- **What to work on**
From the entries below, gather every line containing the string "standalone".

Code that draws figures
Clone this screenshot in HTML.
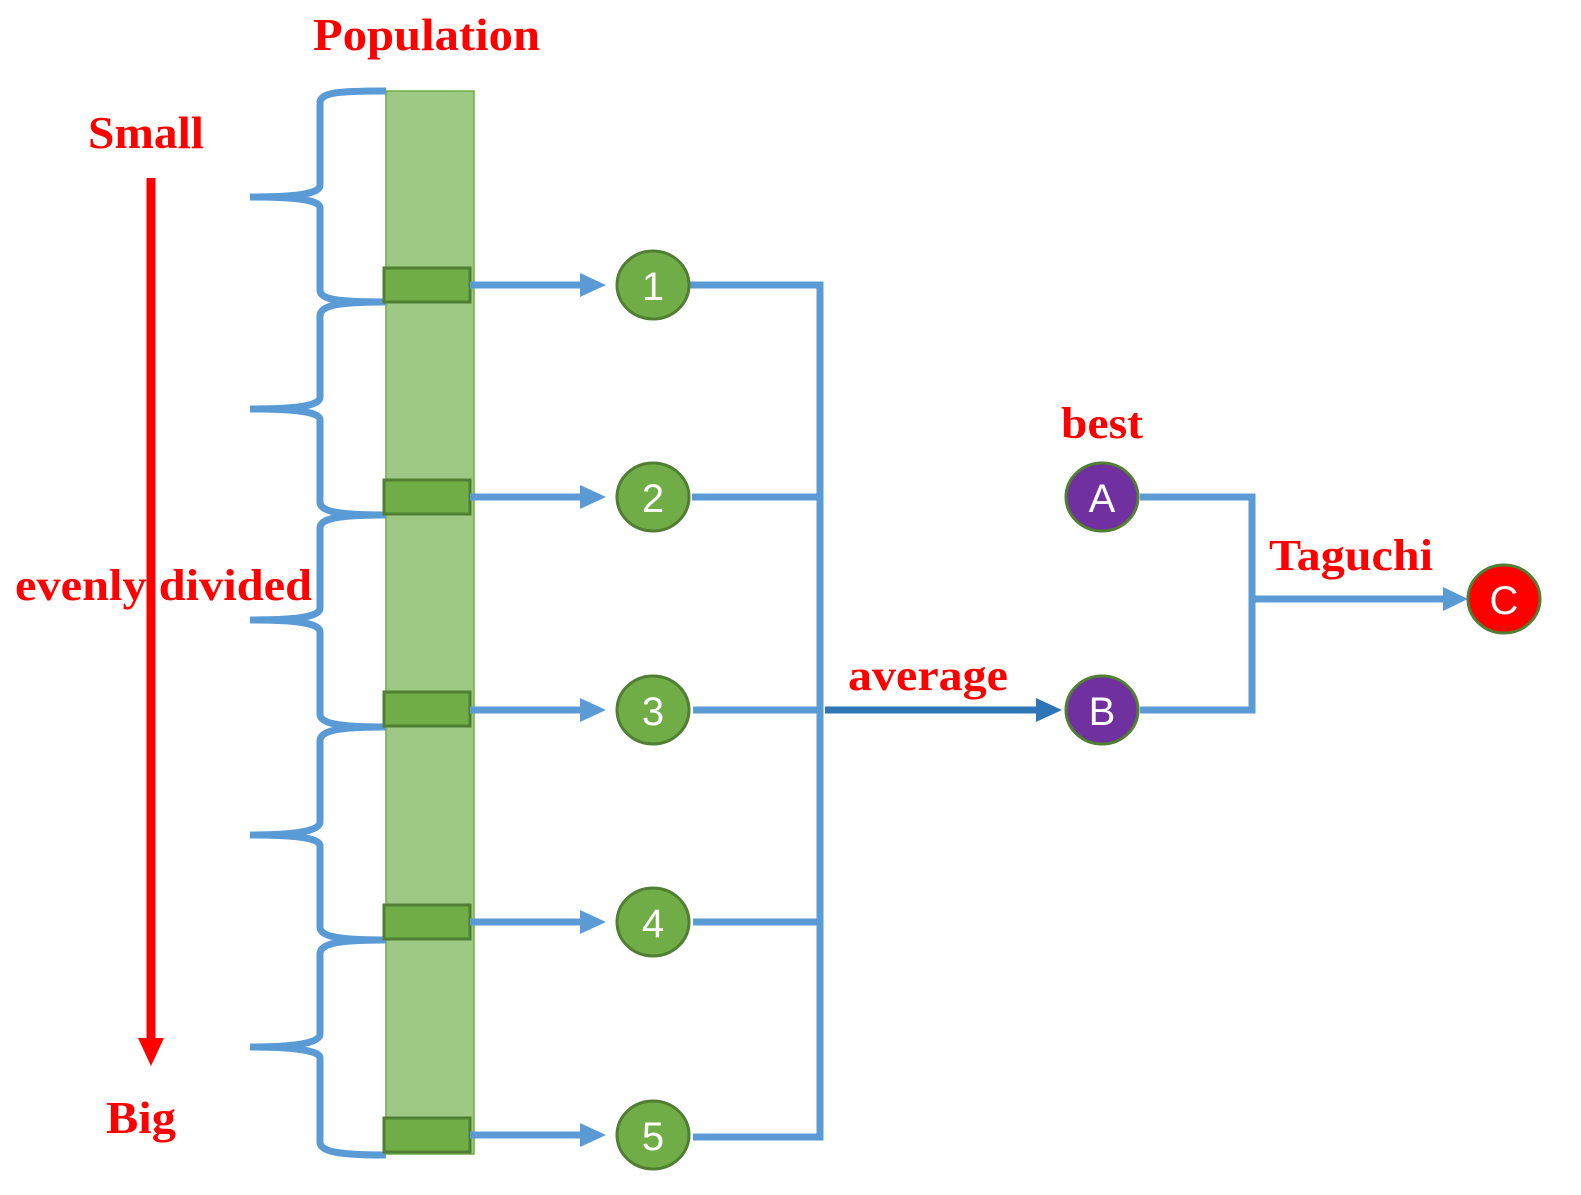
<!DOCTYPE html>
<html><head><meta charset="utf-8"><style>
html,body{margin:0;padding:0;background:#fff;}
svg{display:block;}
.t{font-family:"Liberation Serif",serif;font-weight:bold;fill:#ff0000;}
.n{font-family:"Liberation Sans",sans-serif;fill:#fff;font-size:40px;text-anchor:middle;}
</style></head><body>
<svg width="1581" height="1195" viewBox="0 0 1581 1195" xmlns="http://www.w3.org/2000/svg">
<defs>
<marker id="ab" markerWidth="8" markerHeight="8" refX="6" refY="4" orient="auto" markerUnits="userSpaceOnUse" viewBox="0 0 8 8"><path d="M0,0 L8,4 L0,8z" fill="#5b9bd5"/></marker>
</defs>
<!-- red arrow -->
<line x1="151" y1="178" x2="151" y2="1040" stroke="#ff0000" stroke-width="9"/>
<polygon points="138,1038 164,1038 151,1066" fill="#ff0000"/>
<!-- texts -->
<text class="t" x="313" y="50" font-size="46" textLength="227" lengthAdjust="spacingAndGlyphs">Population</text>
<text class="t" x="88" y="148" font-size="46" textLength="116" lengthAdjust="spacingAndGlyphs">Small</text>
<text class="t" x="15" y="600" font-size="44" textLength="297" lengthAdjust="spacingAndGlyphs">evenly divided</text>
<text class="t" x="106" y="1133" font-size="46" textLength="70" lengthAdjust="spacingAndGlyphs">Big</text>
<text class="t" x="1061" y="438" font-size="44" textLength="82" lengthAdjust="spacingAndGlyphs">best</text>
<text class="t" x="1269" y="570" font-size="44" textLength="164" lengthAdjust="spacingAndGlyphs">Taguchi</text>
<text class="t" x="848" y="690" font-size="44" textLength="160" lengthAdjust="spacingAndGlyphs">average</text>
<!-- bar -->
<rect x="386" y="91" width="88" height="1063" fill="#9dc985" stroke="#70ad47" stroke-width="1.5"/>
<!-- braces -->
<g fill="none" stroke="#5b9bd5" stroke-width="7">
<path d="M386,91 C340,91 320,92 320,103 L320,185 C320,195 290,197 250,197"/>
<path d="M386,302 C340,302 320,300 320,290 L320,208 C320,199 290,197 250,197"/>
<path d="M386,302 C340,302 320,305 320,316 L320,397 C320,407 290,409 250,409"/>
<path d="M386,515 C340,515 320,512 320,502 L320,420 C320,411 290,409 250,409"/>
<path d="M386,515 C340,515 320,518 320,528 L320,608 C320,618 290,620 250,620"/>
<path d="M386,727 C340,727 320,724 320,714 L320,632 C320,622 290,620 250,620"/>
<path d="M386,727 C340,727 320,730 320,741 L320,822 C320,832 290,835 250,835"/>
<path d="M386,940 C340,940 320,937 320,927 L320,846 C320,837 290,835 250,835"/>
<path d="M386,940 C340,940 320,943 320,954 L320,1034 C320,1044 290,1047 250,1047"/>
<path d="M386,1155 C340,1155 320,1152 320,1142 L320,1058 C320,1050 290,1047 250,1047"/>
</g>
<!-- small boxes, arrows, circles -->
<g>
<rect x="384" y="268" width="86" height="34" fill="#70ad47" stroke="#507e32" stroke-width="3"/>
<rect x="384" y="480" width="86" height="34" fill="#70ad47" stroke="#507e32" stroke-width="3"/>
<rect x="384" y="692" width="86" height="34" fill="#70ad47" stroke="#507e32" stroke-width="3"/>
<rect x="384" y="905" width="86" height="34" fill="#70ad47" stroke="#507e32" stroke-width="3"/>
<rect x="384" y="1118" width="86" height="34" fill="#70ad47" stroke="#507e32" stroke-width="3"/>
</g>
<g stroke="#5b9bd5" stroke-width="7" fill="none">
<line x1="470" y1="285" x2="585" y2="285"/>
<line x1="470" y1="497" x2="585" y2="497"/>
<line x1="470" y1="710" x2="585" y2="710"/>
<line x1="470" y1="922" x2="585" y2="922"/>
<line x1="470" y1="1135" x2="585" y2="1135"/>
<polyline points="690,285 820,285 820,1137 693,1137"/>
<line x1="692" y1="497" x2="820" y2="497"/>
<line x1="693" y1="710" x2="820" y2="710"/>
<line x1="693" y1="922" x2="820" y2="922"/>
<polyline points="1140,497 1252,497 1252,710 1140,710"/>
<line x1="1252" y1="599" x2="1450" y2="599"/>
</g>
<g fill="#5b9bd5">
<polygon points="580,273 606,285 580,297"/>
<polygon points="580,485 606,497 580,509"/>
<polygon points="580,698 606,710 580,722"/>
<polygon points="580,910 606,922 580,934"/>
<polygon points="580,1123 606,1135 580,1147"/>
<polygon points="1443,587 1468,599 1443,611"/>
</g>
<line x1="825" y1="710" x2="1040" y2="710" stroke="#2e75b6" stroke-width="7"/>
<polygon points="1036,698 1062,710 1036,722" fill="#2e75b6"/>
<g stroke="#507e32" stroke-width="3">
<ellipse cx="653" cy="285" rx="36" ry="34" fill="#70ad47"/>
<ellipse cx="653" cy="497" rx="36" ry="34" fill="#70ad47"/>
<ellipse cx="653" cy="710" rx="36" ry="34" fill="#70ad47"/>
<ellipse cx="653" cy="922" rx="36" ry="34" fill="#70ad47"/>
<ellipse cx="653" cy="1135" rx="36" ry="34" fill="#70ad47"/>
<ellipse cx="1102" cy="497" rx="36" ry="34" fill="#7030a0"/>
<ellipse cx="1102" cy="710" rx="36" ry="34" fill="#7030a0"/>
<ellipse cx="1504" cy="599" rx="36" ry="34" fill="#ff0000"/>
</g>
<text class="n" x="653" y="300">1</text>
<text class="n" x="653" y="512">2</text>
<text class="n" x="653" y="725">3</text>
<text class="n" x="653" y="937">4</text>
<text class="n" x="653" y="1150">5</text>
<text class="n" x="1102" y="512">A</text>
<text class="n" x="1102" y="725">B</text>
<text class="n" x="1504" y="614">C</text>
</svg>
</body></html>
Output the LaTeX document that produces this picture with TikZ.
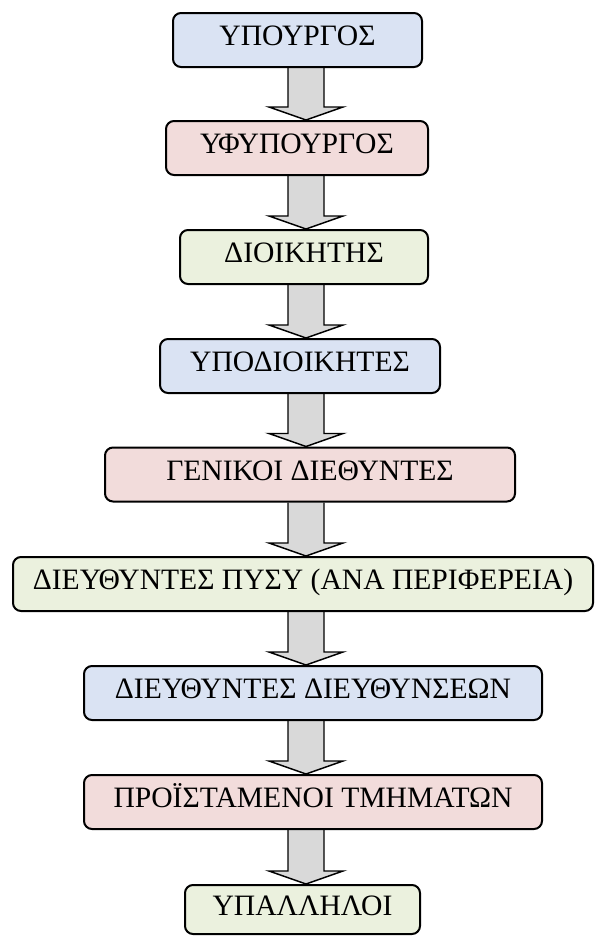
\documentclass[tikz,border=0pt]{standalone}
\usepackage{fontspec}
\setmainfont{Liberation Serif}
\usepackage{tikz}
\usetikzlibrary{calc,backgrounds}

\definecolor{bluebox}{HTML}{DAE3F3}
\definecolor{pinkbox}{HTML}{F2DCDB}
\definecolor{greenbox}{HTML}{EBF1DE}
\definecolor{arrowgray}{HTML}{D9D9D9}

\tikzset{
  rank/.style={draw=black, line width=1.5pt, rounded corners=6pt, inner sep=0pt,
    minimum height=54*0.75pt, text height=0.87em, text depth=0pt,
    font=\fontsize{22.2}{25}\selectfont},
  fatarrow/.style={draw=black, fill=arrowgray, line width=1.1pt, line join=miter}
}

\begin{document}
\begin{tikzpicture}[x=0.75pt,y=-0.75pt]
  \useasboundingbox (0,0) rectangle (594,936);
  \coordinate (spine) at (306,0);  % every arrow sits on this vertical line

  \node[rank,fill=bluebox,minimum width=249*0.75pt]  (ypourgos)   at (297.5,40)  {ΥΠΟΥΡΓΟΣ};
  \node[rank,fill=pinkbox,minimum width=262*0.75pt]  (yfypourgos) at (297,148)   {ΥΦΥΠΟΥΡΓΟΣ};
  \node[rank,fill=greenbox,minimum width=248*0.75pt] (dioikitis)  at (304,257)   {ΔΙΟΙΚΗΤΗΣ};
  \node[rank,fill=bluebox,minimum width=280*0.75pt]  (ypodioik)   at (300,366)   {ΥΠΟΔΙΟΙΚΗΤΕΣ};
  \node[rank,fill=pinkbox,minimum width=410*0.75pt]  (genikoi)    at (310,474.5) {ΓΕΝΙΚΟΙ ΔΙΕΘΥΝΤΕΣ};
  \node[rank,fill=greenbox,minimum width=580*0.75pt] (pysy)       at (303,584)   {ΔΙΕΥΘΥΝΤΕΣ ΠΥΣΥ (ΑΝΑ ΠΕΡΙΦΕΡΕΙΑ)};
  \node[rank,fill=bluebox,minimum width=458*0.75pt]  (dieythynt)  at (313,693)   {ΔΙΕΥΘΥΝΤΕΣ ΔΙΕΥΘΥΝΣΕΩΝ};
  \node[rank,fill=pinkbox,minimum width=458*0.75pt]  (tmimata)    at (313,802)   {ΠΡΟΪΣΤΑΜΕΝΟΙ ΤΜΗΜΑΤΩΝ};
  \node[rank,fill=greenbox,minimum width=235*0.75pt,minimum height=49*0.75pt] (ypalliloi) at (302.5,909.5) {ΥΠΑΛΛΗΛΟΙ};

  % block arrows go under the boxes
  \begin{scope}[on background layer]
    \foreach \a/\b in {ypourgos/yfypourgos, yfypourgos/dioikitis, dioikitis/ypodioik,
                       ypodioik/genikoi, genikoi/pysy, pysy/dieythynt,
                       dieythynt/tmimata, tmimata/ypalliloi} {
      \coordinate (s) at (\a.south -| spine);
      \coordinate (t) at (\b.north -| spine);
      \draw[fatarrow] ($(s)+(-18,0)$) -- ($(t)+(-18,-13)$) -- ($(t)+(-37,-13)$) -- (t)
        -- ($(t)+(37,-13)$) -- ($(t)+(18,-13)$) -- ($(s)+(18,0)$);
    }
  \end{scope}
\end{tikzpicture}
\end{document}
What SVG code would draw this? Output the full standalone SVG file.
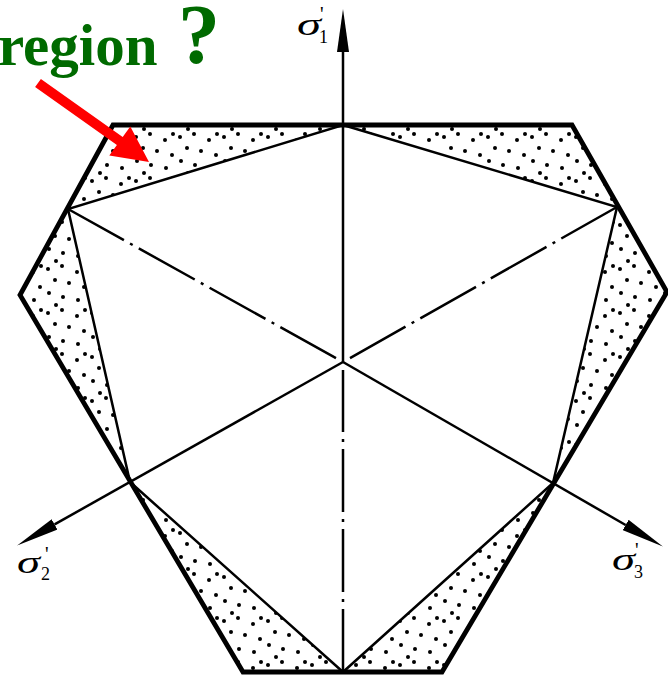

- **Exercise solution**
\documentclass[tikz,border=0pt]{standalone}
What SVG code would draw this? Output the full standalone SVG file.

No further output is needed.